Opinión | EL REVÉS Y EL DERECHO

El fantasma del odio

El periodismo está por encima de nuestras opiniones, así que o nos obligamos a los hechos o no decimos, o pregonamos, que somos periodistas

El escritor Albert Camus

El escritor Albert Camus / Archivo

A los dieciséis años, cuando los adolescentes aún no sabíamos sino de la existencia de un idioma, el de la dictadura impuesta por los que ganaron la guerra civil, alguien me regaló un libro que resultaría ser de oro. Estaba roto por las puntas, leído por docenas de usuarios de una biblioteca pública. Cayó en mis manos cuando entre los autores que llegaban al pueblo había sólo equivalentes de los seriales de Manuel Lafuente Estefanía.

Pero aquel libro, 'El revés y el derech'o, de Albert Camus, debió venir a través de algún fielato misterioso y terminó en la mesa donde yo estudiaba el Griego del último curso del Bachillerato. Abrí aquellas páginas, antes de saber que aquel Camus sería el autor de mi vida, y me encontré que ese se trozo de escritura, la primera que él dio a la imprenta, constitución de una enseñanza contra la discriminación, a favor de la educación, un escudo contra la racismo y la burla del diferente.

Fue una enseñanza, como la que el propio Camus sintió que había recibido de su maestro, al que le dedicaría años después el premio más importante de la literatura. Ahí exponía el escritor argelino, cuando aún era un muchacho, una expresión de su credo: “El sol que reinó sobre mi infancia me privó de todo resentimiento”.

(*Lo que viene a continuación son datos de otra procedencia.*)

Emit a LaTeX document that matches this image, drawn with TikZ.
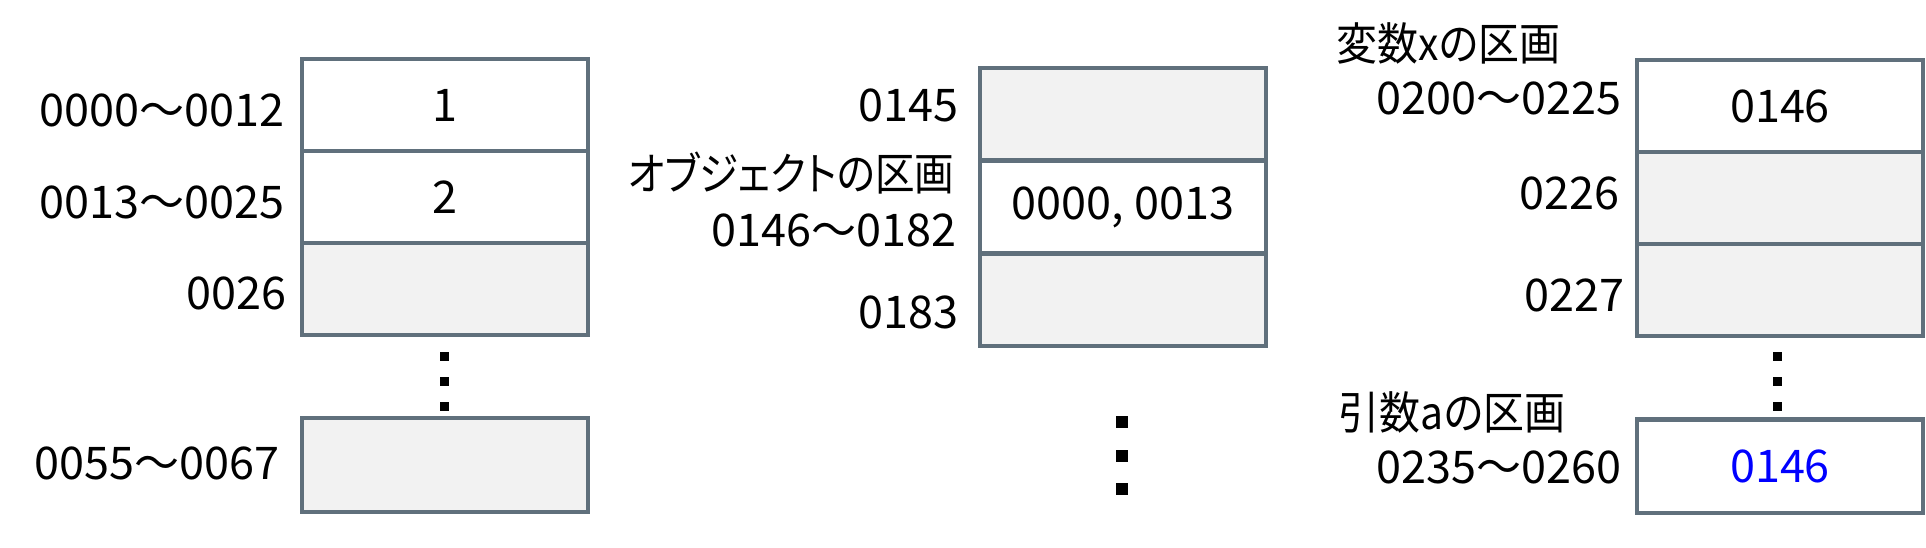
\documentclass[tikz,border=0pt]{standalone}
\usepackage{fontspec}
\setmainfont{Noto Sans CJK JP}
\newfontfamily\jpprop[RawFeature=+palt]{Noto Sans CJK JP}
\usepackage{tikz}
\usetikzlibrary{positioning}
\usepackage{xcolor}
\definecolor{cellline}{RGB}{96,112,124}
\definecolor{cellfill}{RGB}{242,242,242}

\tikzset{
    cell/.style={draw=cellline, line width=1.15pt, minimum width=2.86cm, minimum height=0.92cm,
        inner sep=0pt, font=\fontsize{12.8}{15}\selectfont},
    used/.style={cell, fill=white},
    free/.style={cell, fill=cellfill},
    addr/.style={anchor=east, inner sep=0pt, font=\fontsize{12.8}{15}\selectfont},
    area/.style={anchor=west, inner sep=0pt, font=\jpprop\fontsize{12.8}{15}\selectfont},
}

\begin{document}
\begin{tikzpicture}[x=0.01cm, y=-0.01cm]
    \useasboundingbox (0,0) rectangle (1926,547);

    % Left column: the values
    \node[used] (v1) at (445,105) {1};
    \node[used] (v2) at (445,197) {2};
    \node[free] (v3) at (445,289) {};
    \node[free, minimum height=0.94cm] (v4) at (445,465) {};

    \node[addr] (lv1) at (285,110) {0000～0012};
    \node[addr] (lv2) at (285,202) {0013～0025};
    \node[addr] (lv3) at (287,293) {0026};
    \node[addr] (lv4) at (280,463) {0055～0067};

    \foreach \y in {356, 381, 406}
        \fill (440,\y-4.5) rectangle (449,\y+4.5);

    % Middle column: the object
    \node[free] (o1) at (1123,114) {};
    \node[used] (o2) at (1123,207) {0000, 0013};
    \node[free] (o3) at (1123,300) {};

    \node[addr] (lo1) at (959,105) {0145};
    \node[area, anchor=east] (lname) at (955,173) {\scalebox{0.88}[1]{オブジェクトの区画}};
    \node[addr] (lo2) at (957,230) {0146～0182};
    \node[addr] (lo3) at (959,312) {0183};

    \foreach \y in {422, 456, 489}
        \fill (1116,\y-6) rectangle (1128,\y+6);

    % Right column: the variables
    \node[used] (x1) at (1780,106) {0146};
    \node[free] (x2) at (1780,198) {};
    \node[free] (x3) at (1780,290) {};
    \node[used, minimum height=0.93cm] (a1) at (1780,466) {\textcolor{blue}{0146}};

    \node[area] (lx) at (1336,43) {\scalebox{0.91}[1]{変数xの区画}};
    \node[addr] (lx1) at (1622,98) {0200～0225};
    \node[addr] (lx2) at (1620,193) {0226};
    \node[addr] (lx3) at (1625,295) {0227};
    \node[area] (la) at (1338,412) {\scalebox{0.91}[1]{引数aの区画}};
    \node[addr] (la1) at (1622,467) {0235～0260};

    \foreach \y in {356, 381, 406}
        \fill (1773,\y-4.5) rectangle (1782,\y+4.5);
\end{tikzpicture}
\end{document}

Entonces, a los dieciséis años, yo tomé nota, con mi bolígrafo, sobre mi cuaderno, de ese credo que luego sería esencial en todas las instancias de mi vida, incluyendo esta que desarrollo, el periodismo. Naturalmente, a esta especialidad, que es más un desempeño profesional que un sacerdocio, los periodistas debemos añadir influjos rabiosamente humanos, pues nosotros hemos de ser imparciales y honestos. No podemos abandonar cada vez que nos dé la gana la obligación de la imparcialidad para regalarla a nuestras convicciones eventuales.

El periodismo está por encima de nuestras opiniones, así que o nos obligamos a los hechos o no decimos, o pregonamos, que somos periodistas. Dicho esto, y amparándome en el ejemplo citado de Albert Camus, quiero contar ahora hasta qué punto el momento que estamos viviendo en Europa, en el mundo y, naturalmente en España, me hace invocar el pavor que tenía el maestro argelino ante el resentimiento que él veía cernirse sobre la época, antes de los años 30, que desembocó en una guerra cuyas consecuencias mundiales aun no se han logrado zanjar.

Fue una guerra nacida del odio nazi al diferente, al que consideraron débil, objetos de burla para los que representaban el nuevo orden. Los que quisieron quedarse con Europa salvando de ese exterminio a tres países que son el nuestro, Portugal e Italia, habían delimitado el mundo: ellos y los otros, y a estos les aguarda la miseria, consecuencia del odio diseñado en despachos bélicos. Los gobiernos de esas naciones proclives a apoyar al Führer se rindieron a los encantos de Hitler, y nuestro país, por ejemplo, les envió soldados a prolongar su excursión de odio por media Europa.

Ese episodio y sus consecuencias son ahora el alimento de los negacionistas que consideran que ahora, todavía, es actualidad la barbarie. De ahí viene que partidos ultras estén armándose, de ideas viejas, de ideología obsoleta, para tomar el poder de una manera u otra contra la razón, por ejemplo, que asistía a los que en España acordaron una transición ejemplar, aunque tan denostada.

El odio fue el factor que unió a los nazis y a los fascistas. El franquismo se sintió también estimulado por esa rabia burlona. Tuvo que pasar una cuarentena de años hasta que una transición en la que participaron todas las ideologías dio de sí una nueva forma de relación de respetos mutuos. Ahora, se ha visto en algunas consecuencias de las manifestaciones del Orgullo, y se observa en otros países de nuestro entorno, como en Italia, que los nostálgicos que desprecian las banderas o las ideas de otros, se reclaman como los únicos que merecen el apelativo de patriotas, y en función de eso reclaman la expulsión de los que buscan en Europa una acogida que, por otra parte, en otro tiempo, tuvimos, por ejemplo, los españoles de la diáspora.

Un fantasma que en Estados Unidos recogió el estandarte que les pasó Trump y que se llamó odio busca instalarse ahora en Europa. Sería bueno que regresemos a Albert Camus, y escribamos en la parte más libre de nuestros corazones aquel emblema suyo que encontré en el volumen desgastado de El revés y el derecho: “El sol que reinó sobre mi infancia me privó de todo resentimiento”. El resentimiento, amigos, es el peor consejero en la batalla por la razón y por la democracia.